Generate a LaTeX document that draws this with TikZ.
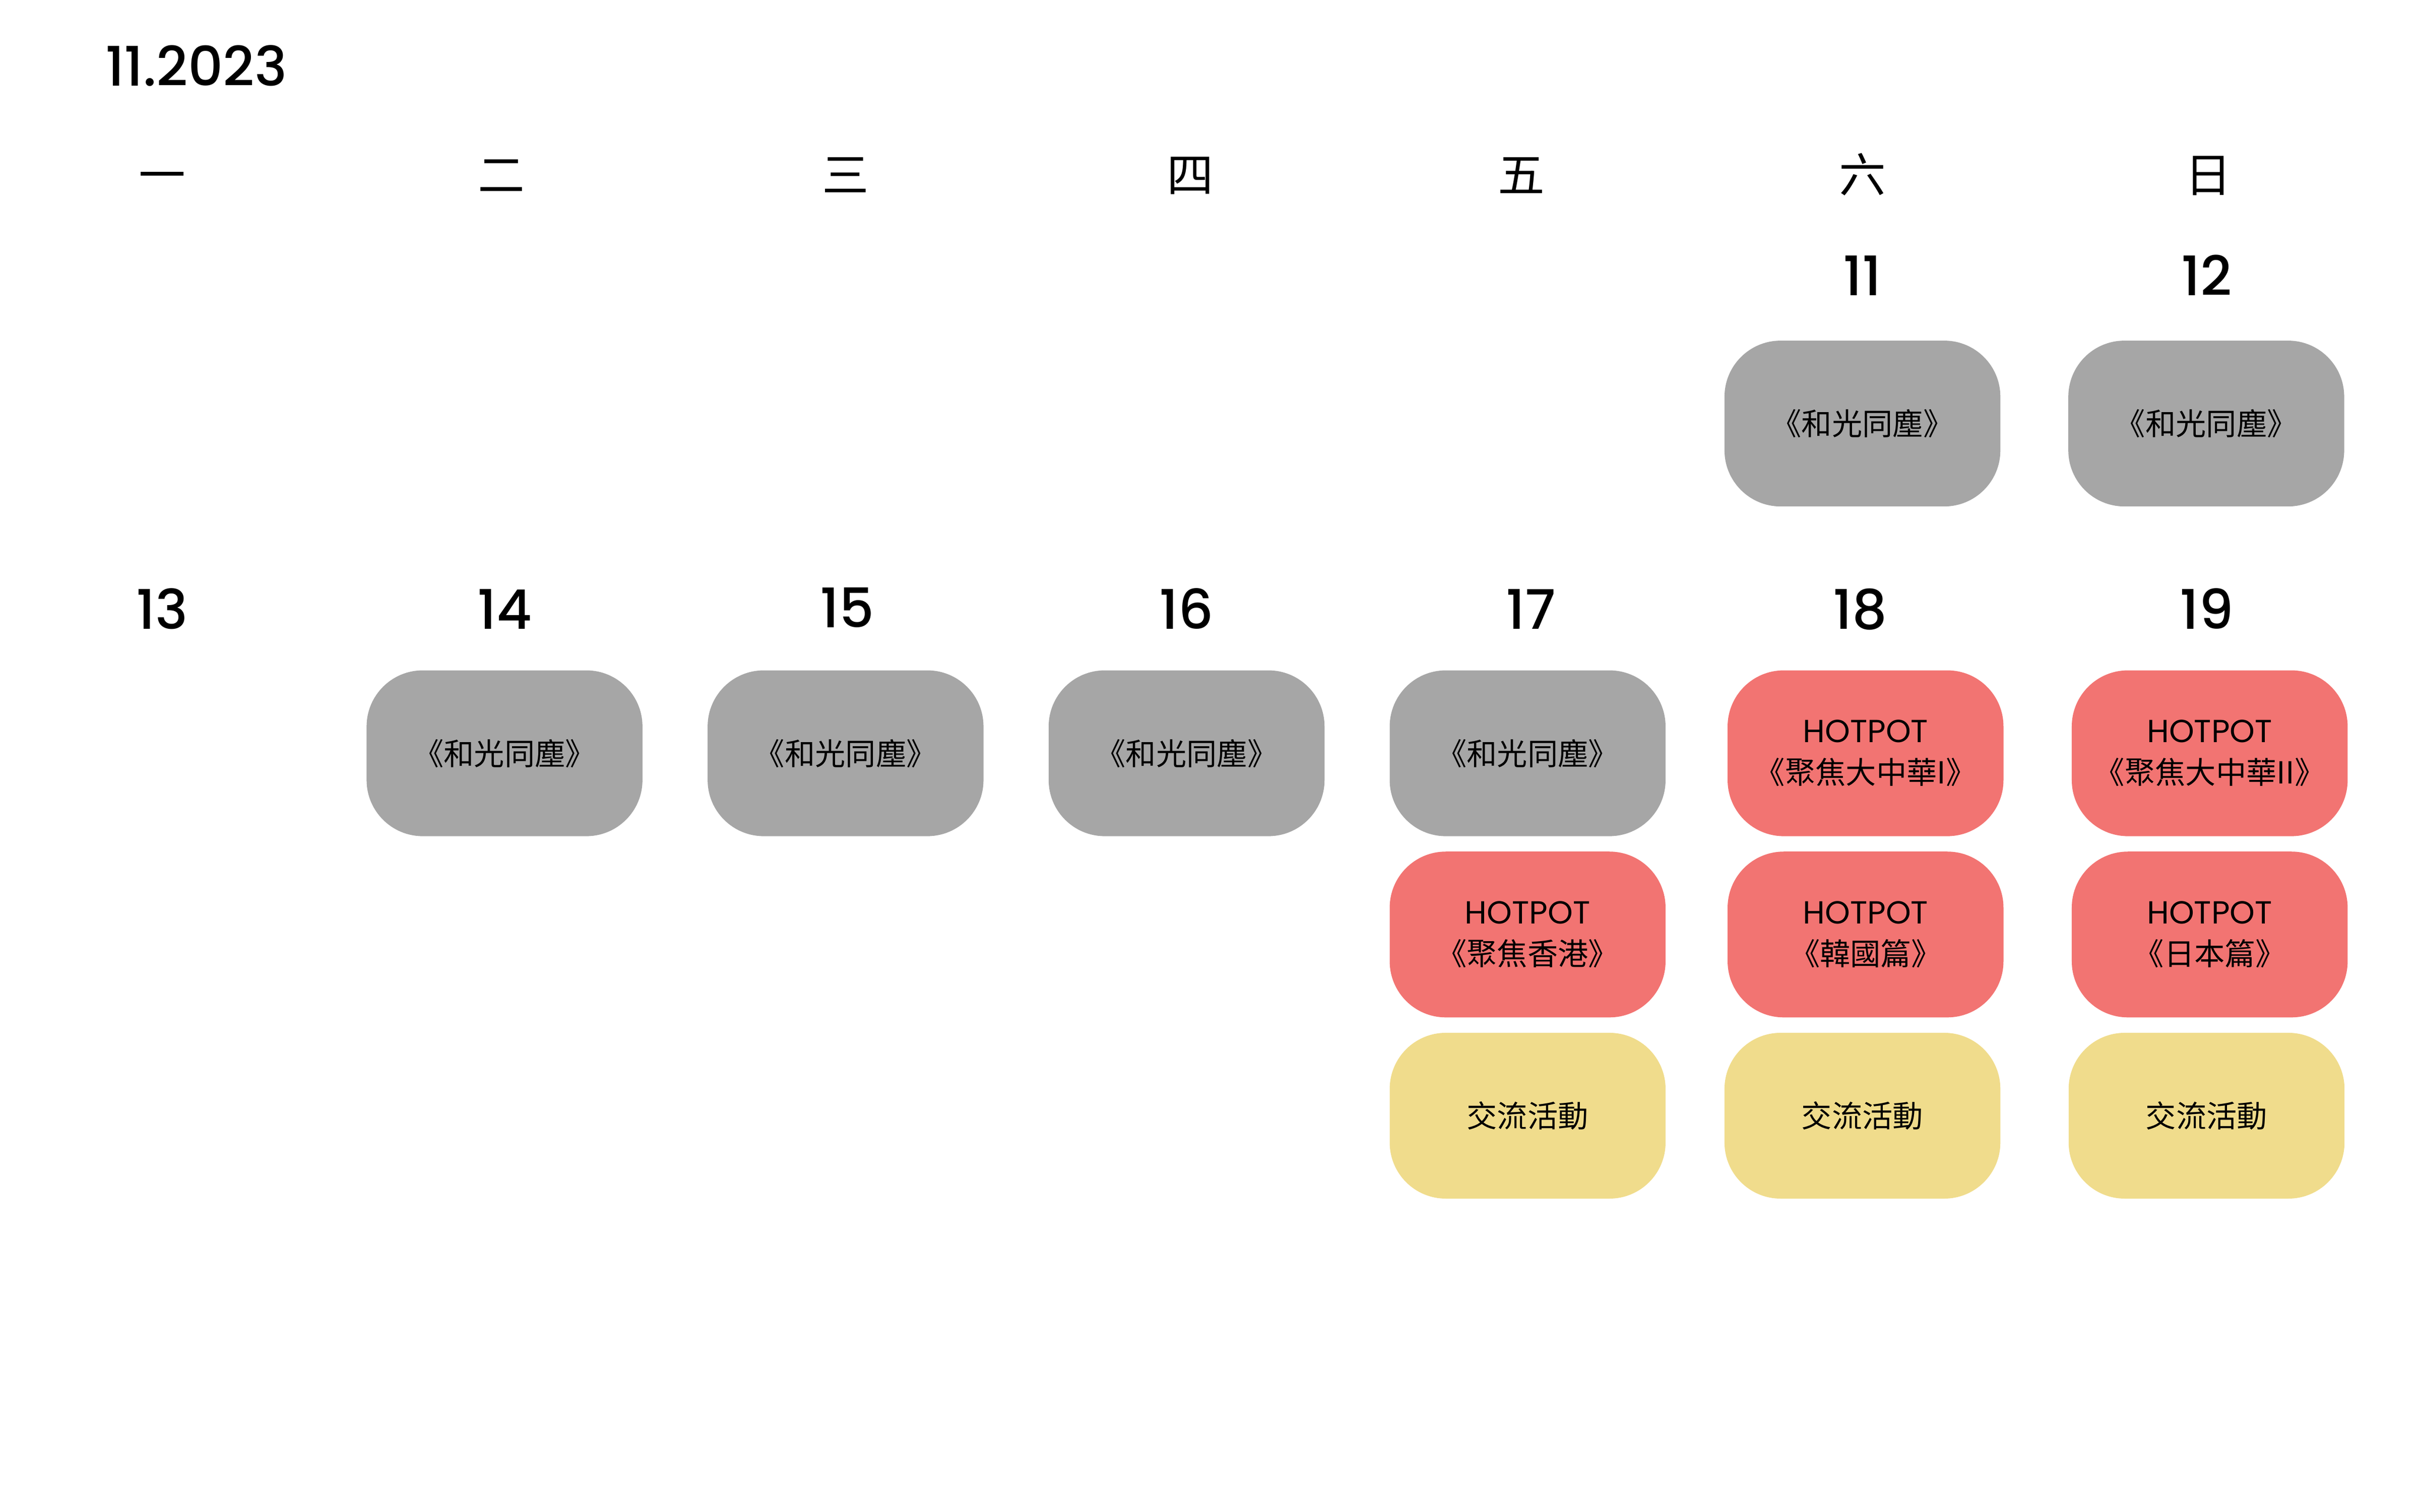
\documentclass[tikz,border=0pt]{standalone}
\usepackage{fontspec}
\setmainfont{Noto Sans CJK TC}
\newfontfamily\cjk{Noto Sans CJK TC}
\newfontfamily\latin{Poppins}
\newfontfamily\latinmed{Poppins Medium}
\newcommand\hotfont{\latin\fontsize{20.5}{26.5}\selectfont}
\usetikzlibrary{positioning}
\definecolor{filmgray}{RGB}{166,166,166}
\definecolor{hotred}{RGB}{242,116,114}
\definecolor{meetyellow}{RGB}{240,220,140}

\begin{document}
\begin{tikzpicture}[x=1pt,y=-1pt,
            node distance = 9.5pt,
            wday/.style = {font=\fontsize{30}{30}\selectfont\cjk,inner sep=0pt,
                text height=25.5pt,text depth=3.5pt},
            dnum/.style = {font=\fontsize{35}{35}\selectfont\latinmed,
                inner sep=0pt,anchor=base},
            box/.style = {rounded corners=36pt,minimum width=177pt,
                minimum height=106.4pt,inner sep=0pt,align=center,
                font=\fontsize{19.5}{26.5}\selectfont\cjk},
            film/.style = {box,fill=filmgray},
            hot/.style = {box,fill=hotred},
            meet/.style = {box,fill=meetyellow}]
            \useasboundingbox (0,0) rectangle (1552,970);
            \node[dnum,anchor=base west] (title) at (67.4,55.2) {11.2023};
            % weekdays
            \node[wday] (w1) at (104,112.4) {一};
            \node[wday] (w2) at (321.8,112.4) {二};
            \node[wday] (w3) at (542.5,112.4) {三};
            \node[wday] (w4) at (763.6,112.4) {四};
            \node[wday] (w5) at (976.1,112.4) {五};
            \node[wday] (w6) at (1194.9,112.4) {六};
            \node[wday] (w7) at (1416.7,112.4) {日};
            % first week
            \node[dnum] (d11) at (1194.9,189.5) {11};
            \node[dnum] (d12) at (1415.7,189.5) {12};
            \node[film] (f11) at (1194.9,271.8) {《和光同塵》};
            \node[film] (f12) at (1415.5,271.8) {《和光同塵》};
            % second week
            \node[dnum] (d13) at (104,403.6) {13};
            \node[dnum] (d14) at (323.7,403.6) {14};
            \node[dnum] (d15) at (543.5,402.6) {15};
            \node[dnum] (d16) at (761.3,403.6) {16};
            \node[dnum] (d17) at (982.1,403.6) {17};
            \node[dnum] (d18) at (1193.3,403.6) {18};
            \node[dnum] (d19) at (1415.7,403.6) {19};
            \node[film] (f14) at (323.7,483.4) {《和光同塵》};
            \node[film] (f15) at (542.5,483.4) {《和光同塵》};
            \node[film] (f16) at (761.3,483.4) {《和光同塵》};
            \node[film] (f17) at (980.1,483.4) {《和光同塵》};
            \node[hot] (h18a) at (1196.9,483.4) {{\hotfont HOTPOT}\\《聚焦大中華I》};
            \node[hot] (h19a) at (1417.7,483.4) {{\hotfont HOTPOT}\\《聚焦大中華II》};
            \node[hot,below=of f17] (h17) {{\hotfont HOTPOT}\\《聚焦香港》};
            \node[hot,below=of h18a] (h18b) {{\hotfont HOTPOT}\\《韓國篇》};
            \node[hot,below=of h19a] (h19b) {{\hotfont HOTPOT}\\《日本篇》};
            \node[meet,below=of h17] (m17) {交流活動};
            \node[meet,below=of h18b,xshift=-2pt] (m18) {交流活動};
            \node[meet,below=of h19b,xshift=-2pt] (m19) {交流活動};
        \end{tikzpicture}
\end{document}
....................
Reproduce every line exactly and omit all pictures.

Generate a LaTeX document that draws this with TikZ.
\documentclass[tikz,border=0pt]{standalone}
\usepackage{fontspec}
\setmainfont{Noto Sans CJK TC}
\newfontfamily\cjk{Noto Sans CJK TC}
\newfontfamily\latin{Poppins}
\newfontfamily\latinmed{Poppins Medium}
\newcommand\hotfont{\latin\fontsize{20.5}{26.5}\selectfont}
\usetikzlibrary{positioning}
\definecolor{filmgray}{RGB}{166,166,166}
\definecolor{hotred}{RGB}{242,116,114}
\definecolor{meetyellow}{RGB}{240,220,140}

\begin{document}
\begin{tikzpicture}[x=1pt,y=-1pt,
            node distance = 9.5pt,
            wday/.style = {font=\fontsize{30}{30}\selectfont\cjk,inner sep=0pt,
                text height=25.5pt,text depth=3.5pt},
            dnum/.style = {font=\fontsize{35}{35}\selectfont\latinmed,
                inner sep=0pt,anchor=base},
            box/.style = {rounded corners=36pt,minimum width=177pt,
                minimum height=106.4pt,inner sep=0pt,align=center,
                font=\fontsize{19.5}{26.5}\selectfont\cjk},
            film/.style = {box,fill=filmgray},
            hot/.style = {box,fill=hotred},
            meet/.style = {box,fill=meetyellow}]
            \useasboundingbox (0,0) rectangle (1552,970);
            \node[dnum,anchor=base west] (title) at (67.4,55.2) {11.2023};
            % weekdays
            \node[wday] (w1) at (104,112.4) {一};
            \node[wday] (w2) at (321.8,112.4) {二};
            \node[wday] (w3) at (542.5,112.4) {三};
            \node[wday] (w4) at (763.6,112.4) {四};
            \node[wday] (w5) at (976.1,112.4) {五};
            \node[wday] (w6) at (1194.9,112.4) {六};
            \node[wday] (w7) at (1416.7,112.4) {日};
            % first week
            \node[dnum] (d11) at (1194.9,189.5) {11};
            \node[dnum] (d12) at (1415.7,189.5) {12};
            \node[film] (f11) at (1194.9,271.8) {《和光同塵》};
            \node[film] (f12) at (1415.5,271.8) {《和光同塵》};
            % second week
            \node[dnum] (d13) at (104,403.6) {13};
            \node[dnum] (d14) at (323.7,403.6) {14};
            \node[dnum] (d15) at (543.5,402.6) {15};
            \node[dnum] (d16) at (761.3,403.6) {16};
            \node[dnum] (d17) at (982.1,403.6) {17};
            \node[dnum] (d18) at (1193.3,403.6) {18};
            \node[dnum] (d19) at (1415.7,403.6) {19};
            \node[film] (f14) at (323.7,483.4) {《和光同塵》};
            \node[film] (f15) at (542.5,483.4) {《和光同塵》};
            \node[film] (f16) at (761.3,483.4) {《和光同塵》};
            \node[film] (f17) at (980.1,483.4) {《和光同塵》};
            \node[hot] (h18a) at (1196.9,483.4) {{\hotfont HOTPOT}\\《聚焦大中華I》};
            \node[hot] (h19a) at (1417.7,483.4) {{\hotfont HOTPOT}\\《聚焦大中華II》};
            \node[hot,below=of f17] (h17) {{\hotfont HOTPOT}\\《聚焦香港》};
            \node[hot,below=of h18a] (h18b) {{\hotfont HOTPOT}\\《韓國篇》};
            \node[hot,below=of h19a] (h19b) {{\hotfont HOTPOT}\\《日本篇》};
            \node[meet,below=of h17] (m17) {交流活動};
            \node[meet,below=of h18b,xshift=-2pt] (m18) {交流活動};
            \node[meet,below=of h19b,xshift=-2pt] (m19) {交流活動};
        \end{tikzpicture}
\end{document}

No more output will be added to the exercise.